» Data records
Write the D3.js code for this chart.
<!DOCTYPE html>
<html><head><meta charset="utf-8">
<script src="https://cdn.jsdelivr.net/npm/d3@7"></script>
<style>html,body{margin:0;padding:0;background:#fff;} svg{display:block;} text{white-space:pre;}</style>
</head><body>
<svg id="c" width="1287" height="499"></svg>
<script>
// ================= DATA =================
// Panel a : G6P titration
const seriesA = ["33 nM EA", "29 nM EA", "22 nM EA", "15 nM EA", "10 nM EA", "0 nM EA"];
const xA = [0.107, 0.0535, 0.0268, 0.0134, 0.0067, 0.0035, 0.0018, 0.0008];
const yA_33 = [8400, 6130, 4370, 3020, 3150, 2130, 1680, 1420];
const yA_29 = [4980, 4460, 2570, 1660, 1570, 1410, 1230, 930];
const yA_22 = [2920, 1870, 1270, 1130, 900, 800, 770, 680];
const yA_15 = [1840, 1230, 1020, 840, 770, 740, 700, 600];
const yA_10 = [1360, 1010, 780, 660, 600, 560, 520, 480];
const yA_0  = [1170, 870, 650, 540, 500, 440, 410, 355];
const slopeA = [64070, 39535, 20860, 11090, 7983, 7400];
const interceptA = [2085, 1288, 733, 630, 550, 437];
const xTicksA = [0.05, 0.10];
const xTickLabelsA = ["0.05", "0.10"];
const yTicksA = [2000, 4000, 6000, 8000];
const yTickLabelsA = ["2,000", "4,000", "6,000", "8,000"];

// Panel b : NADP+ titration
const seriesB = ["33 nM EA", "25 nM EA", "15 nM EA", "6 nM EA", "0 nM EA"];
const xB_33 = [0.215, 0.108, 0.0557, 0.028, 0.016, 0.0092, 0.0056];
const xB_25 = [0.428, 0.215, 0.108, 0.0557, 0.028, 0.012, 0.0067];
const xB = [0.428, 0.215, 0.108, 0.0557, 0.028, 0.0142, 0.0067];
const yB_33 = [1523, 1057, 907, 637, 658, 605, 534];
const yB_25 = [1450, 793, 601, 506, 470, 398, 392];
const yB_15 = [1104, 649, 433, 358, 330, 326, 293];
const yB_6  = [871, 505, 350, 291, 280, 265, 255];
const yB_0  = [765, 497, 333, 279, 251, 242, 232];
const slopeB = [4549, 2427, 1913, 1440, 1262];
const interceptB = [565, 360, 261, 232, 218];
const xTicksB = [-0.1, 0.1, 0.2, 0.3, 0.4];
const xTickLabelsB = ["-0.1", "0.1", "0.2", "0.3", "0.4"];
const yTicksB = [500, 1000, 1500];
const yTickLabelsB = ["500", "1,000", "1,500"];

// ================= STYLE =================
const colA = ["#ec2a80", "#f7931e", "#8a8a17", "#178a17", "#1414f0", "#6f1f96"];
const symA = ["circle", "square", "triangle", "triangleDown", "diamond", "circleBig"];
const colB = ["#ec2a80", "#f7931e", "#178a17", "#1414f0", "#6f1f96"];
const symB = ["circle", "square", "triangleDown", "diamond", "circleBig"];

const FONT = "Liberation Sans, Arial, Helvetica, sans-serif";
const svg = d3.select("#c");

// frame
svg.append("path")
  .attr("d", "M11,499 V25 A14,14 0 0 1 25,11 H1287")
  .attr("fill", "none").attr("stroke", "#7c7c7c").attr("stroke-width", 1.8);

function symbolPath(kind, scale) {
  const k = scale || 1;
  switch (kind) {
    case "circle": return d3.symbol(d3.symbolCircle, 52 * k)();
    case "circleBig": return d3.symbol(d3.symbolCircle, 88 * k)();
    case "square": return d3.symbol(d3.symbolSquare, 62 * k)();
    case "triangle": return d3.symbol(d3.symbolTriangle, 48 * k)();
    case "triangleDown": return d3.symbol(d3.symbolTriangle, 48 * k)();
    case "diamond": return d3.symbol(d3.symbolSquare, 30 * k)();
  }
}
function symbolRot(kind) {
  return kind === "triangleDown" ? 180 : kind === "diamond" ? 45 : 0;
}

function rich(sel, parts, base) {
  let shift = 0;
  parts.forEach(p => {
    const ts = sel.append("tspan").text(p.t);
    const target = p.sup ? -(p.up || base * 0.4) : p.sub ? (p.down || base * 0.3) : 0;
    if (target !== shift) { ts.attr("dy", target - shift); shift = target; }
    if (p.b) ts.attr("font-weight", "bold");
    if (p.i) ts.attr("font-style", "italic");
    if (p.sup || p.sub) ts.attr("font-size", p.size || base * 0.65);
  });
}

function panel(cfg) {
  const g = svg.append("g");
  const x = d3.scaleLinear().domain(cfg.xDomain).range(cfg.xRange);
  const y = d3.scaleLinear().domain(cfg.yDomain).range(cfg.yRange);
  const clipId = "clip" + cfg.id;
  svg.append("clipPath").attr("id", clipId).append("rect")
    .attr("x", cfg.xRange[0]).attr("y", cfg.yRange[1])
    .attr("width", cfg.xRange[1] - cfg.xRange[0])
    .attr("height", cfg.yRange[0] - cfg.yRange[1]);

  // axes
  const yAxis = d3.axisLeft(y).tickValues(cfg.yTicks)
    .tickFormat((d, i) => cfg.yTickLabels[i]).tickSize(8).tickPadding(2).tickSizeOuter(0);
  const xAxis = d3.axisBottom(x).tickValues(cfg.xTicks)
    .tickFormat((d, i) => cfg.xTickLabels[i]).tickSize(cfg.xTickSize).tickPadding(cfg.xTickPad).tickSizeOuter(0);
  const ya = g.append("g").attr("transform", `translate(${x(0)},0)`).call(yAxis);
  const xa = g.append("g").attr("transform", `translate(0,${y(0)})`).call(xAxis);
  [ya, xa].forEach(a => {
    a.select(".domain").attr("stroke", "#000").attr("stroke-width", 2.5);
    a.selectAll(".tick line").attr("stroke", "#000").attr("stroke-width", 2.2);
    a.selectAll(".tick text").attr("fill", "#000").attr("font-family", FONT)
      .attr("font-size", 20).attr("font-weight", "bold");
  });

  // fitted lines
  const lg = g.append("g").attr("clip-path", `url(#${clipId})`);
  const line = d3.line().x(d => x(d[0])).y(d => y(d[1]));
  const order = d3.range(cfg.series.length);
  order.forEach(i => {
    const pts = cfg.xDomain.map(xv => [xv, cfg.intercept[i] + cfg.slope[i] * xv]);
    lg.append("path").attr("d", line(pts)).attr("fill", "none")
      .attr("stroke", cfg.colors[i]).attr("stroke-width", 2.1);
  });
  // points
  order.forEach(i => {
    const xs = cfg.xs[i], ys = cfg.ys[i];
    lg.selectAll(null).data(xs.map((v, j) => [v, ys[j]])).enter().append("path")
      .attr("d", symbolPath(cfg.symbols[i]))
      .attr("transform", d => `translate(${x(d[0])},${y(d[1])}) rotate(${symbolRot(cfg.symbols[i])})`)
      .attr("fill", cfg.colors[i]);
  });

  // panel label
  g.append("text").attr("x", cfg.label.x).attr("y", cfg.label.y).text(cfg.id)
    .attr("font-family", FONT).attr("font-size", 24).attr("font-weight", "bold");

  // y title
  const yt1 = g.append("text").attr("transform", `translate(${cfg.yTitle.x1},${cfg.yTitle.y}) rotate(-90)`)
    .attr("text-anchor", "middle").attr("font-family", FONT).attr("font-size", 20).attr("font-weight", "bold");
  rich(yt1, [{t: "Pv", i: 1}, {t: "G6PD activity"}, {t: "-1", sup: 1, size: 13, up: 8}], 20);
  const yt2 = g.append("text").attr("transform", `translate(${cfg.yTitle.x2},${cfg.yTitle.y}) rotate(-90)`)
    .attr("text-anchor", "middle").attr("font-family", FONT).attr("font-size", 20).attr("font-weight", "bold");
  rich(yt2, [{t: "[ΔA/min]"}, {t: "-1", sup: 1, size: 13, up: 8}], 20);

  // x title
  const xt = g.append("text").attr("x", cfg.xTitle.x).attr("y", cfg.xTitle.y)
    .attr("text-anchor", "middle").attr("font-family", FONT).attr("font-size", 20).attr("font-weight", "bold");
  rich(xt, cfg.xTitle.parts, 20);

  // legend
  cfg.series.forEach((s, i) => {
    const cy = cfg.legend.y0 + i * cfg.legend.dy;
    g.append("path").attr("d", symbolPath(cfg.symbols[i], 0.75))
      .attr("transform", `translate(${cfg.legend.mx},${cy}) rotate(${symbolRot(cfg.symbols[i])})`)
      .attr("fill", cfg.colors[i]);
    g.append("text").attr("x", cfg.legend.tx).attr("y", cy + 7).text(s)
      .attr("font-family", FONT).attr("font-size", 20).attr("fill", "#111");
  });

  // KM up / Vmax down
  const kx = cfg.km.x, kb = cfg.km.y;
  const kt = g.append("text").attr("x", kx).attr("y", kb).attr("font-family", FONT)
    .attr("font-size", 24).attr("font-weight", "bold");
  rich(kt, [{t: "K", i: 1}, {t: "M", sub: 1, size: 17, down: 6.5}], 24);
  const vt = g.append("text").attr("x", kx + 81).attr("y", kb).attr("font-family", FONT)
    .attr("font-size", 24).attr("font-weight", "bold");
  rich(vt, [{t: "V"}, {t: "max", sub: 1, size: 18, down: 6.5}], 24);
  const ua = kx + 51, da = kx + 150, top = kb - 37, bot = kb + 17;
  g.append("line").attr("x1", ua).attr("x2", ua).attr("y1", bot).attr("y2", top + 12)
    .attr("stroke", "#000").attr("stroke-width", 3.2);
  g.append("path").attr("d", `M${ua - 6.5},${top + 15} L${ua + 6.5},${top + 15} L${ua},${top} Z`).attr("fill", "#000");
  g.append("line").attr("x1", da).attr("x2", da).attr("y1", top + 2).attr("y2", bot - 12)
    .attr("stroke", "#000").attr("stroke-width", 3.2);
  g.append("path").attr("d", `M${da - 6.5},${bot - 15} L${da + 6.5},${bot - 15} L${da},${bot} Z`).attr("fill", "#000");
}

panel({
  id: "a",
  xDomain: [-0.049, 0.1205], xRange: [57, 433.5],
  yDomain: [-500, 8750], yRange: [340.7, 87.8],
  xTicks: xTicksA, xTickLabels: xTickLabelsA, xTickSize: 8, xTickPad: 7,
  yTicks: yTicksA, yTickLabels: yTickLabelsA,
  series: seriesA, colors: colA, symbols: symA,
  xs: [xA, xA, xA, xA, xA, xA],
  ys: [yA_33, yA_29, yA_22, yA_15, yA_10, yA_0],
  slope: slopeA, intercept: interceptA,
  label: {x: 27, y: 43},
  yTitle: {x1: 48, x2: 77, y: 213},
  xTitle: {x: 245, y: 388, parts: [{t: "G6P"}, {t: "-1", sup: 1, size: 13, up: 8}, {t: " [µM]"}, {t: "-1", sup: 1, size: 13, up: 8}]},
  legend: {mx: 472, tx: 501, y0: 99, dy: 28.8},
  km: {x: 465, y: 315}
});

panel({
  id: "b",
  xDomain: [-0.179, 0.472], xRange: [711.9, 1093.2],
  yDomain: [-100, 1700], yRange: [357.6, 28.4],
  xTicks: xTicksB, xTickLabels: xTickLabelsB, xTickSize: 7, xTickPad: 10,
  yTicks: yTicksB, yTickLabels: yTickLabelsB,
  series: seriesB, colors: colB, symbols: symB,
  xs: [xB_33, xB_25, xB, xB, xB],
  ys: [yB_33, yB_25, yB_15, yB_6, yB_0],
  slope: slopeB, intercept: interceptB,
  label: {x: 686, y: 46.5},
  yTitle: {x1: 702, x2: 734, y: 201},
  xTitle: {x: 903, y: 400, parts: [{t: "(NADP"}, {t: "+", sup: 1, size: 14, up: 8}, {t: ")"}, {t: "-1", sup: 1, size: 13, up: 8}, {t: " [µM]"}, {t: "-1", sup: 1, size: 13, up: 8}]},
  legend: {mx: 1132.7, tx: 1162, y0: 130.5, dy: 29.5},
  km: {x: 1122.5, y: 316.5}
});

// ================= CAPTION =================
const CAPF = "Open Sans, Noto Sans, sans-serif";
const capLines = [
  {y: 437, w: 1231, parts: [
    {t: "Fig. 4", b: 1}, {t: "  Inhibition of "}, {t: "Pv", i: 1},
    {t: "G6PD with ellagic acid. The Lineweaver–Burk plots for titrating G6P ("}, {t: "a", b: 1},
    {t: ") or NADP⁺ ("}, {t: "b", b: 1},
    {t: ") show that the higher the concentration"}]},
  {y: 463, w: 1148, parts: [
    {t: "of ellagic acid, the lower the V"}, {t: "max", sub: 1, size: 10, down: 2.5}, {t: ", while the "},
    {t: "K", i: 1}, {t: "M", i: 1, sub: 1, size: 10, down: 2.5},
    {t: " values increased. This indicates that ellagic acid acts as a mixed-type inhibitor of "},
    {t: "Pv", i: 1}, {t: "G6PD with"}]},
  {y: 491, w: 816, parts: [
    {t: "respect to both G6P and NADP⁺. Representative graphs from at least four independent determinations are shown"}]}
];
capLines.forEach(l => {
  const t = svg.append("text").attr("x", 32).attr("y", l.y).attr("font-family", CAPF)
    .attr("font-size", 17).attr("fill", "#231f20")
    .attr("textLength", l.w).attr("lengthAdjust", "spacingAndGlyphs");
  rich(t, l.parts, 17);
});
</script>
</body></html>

---

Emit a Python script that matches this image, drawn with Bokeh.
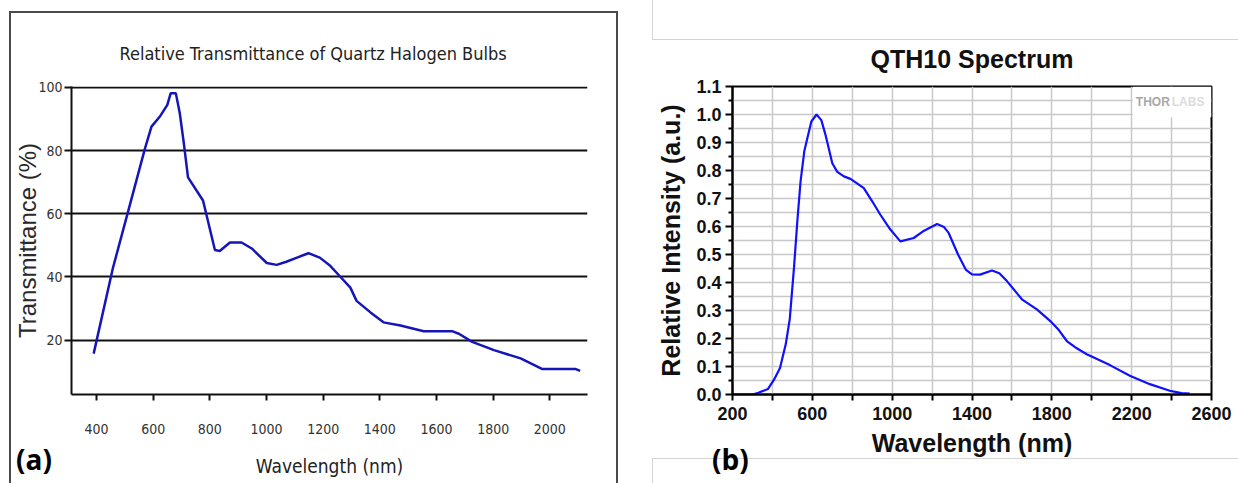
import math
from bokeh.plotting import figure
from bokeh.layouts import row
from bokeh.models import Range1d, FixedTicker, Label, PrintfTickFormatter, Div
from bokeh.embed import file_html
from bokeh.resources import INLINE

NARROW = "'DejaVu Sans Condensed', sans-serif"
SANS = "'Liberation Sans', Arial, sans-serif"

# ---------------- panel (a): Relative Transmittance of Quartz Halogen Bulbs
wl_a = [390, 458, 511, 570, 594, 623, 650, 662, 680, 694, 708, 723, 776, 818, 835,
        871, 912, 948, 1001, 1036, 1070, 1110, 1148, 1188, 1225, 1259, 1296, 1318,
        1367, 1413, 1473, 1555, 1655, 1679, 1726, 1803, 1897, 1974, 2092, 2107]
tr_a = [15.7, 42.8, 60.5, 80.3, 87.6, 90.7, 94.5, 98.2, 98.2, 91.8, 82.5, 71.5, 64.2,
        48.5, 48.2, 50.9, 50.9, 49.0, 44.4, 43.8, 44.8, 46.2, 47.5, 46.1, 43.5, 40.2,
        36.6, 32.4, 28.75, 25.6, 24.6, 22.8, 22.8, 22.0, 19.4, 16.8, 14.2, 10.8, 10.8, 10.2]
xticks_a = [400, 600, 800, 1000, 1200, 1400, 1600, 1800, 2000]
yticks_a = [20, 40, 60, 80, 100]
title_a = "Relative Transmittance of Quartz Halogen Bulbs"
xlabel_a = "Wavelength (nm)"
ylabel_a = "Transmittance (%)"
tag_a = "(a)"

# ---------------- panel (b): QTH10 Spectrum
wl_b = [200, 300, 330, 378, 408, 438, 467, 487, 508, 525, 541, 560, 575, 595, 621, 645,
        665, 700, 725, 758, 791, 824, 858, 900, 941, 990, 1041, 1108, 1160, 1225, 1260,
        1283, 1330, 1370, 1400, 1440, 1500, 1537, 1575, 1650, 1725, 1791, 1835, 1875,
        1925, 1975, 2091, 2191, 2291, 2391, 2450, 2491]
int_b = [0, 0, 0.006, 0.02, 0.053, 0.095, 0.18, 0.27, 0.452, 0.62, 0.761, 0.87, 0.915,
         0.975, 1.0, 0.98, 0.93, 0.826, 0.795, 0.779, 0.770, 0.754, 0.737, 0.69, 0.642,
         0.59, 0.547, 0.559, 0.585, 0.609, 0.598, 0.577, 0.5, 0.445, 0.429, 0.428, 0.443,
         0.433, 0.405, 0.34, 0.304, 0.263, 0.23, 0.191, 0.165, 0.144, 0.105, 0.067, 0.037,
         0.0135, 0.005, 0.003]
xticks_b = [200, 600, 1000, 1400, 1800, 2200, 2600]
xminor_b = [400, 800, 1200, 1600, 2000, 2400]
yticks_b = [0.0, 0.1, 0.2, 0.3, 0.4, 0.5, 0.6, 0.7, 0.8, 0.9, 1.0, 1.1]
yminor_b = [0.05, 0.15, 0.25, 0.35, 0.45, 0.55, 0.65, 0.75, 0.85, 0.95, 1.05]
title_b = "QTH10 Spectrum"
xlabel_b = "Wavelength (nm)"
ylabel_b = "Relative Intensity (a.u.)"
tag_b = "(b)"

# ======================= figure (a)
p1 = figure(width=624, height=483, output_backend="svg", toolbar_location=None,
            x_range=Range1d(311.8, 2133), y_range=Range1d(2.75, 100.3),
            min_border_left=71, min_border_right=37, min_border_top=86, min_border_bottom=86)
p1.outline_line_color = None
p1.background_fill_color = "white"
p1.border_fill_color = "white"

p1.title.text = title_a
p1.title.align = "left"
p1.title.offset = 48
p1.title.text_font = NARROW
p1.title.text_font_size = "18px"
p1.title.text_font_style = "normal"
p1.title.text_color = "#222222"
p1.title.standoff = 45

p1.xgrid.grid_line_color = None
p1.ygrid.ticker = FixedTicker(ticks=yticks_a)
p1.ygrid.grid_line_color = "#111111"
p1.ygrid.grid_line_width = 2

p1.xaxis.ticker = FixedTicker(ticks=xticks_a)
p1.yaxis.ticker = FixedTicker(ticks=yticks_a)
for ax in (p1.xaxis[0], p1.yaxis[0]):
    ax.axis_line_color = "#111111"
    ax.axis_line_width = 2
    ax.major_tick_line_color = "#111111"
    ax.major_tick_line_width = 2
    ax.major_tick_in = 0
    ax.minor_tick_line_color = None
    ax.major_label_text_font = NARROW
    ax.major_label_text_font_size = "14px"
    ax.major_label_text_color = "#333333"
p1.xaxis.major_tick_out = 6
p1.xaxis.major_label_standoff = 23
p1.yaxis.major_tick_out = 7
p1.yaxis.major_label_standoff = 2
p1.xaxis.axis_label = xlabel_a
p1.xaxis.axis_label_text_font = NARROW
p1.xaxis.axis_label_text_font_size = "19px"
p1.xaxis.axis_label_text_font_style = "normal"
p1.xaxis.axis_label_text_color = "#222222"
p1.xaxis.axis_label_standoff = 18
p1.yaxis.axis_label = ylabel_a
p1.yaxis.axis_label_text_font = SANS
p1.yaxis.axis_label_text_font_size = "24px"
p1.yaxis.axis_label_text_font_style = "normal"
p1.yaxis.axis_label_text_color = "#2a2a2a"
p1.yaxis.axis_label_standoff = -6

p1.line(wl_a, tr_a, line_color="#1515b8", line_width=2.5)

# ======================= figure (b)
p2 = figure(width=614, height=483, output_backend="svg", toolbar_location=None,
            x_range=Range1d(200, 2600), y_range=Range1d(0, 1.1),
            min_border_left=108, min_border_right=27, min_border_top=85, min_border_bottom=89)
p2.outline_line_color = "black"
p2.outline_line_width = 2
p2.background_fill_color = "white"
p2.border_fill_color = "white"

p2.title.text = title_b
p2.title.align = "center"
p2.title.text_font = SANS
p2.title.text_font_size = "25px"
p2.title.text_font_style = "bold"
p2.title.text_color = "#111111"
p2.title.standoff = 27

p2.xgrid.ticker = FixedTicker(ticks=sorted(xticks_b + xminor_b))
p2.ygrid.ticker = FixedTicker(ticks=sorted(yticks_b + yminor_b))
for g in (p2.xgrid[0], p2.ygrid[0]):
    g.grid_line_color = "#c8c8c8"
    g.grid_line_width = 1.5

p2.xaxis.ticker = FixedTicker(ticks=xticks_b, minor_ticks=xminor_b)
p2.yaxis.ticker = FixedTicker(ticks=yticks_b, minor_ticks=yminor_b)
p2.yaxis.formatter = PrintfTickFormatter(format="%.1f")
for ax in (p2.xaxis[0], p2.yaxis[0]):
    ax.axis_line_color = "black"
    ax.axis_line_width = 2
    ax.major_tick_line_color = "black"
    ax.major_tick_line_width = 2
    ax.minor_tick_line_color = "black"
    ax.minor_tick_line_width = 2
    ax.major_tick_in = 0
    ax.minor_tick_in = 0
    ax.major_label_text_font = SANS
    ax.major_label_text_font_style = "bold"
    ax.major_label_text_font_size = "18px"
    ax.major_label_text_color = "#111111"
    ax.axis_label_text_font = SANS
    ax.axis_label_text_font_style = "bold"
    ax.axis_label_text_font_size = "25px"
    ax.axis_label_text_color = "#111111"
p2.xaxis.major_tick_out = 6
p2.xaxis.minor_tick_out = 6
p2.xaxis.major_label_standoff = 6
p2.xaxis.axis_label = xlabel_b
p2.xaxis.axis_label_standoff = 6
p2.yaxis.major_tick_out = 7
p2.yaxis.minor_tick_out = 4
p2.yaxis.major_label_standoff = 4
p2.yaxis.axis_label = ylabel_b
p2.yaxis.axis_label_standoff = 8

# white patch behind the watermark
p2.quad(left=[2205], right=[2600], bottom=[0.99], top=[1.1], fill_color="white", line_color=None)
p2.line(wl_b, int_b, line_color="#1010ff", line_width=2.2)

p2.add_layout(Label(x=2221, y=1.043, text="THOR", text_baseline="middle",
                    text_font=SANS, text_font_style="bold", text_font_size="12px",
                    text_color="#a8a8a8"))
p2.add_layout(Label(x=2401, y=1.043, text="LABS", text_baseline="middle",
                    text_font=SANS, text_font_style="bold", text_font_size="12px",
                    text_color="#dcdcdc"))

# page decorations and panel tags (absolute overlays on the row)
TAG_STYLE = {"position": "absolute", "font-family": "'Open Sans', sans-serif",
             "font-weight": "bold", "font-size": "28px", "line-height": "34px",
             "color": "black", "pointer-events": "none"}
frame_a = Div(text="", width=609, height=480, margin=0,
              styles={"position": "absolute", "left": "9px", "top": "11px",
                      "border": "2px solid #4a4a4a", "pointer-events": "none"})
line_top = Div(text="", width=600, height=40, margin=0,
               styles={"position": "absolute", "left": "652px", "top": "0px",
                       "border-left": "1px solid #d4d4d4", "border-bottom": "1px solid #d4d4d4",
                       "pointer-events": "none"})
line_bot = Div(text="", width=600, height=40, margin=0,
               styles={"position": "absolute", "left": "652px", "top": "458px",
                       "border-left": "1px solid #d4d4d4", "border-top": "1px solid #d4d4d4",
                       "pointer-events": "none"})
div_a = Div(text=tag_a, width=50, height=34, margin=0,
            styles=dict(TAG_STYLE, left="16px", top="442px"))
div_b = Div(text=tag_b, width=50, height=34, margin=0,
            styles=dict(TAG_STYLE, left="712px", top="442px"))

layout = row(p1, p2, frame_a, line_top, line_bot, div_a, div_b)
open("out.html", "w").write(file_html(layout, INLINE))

==

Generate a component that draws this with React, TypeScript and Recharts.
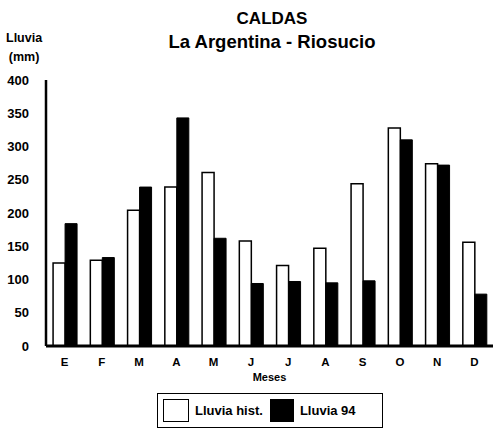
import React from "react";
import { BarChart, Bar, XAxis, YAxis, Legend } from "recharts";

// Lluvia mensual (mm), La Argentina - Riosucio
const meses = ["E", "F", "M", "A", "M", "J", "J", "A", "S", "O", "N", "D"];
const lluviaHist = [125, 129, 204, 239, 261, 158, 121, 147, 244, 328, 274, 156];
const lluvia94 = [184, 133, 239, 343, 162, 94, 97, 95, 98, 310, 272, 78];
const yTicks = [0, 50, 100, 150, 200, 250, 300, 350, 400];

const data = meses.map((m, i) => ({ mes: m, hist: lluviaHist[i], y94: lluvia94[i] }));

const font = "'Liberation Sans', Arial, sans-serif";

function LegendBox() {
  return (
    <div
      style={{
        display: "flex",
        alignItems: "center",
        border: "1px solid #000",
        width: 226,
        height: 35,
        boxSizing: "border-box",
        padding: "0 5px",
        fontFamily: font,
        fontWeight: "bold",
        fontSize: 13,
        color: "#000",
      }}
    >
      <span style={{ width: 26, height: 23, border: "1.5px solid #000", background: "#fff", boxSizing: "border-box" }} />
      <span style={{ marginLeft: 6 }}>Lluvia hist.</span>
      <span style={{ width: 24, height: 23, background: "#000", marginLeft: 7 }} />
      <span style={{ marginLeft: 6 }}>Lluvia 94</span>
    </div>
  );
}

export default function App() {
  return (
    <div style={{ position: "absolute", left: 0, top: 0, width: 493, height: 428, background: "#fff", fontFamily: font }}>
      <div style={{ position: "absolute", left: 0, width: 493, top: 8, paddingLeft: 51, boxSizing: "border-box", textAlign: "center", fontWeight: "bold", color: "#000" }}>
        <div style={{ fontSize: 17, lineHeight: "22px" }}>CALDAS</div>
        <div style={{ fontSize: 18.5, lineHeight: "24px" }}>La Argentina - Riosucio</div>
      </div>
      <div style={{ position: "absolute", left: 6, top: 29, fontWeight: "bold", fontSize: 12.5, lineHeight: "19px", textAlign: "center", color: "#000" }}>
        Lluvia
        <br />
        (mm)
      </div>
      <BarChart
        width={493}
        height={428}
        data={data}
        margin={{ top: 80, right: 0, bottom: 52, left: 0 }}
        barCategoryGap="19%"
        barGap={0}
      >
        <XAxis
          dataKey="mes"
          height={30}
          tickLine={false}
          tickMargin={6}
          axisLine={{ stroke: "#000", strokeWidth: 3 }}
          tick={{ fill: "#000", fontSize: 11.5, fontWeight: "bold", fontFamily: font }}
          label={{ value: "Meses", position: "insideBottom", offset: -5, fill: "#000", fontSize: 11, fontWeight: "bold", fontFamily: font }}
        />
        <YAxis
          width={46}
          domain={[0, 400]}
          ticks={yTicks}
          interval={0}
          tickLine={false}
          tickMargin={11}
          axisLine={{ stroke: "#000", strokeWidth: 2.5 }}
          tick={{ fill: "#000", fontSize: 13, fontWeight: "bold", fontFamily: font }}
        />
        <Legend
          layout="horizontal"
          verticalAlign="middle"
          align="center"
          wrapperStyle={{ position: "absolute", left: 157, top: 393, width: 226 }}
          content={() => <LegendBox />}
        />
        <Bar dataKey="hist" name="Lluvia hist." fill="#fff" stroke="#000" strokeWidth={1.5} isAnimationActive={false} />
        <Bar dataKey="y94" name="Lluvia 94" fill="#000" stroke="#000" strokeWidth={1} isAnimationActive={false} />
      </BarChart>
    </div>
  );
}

» Challenge
Leaving out the pictures, extract the stretch from the line holding "Generate a component" through the line holding "300, 350, 400];", word for word.

» Written response
Generate a component that draws this with React, TypeScript and Recharts.
import React from "react";
import { BarChart, Bar, XAxis, YAxis, Legend } from "recharts";

// Lluvia mensual (mm), La Argentina - Riosucio
const meses = ["E", "F", "M", "A", "M", "J", "J", "A", "S", "O", "N", "D"];
const lluviaHist = [125, 129, 204, 239, 261, 158, 121, 147, 244, 328, 274, 156];
const lluvia94 = [184, 133, 239, 343, 162, 94, 97, 95, 98, 310, 272, 78];
const yTicks = [0, 50, 100, 150, 200, 250, 300, 350, 400];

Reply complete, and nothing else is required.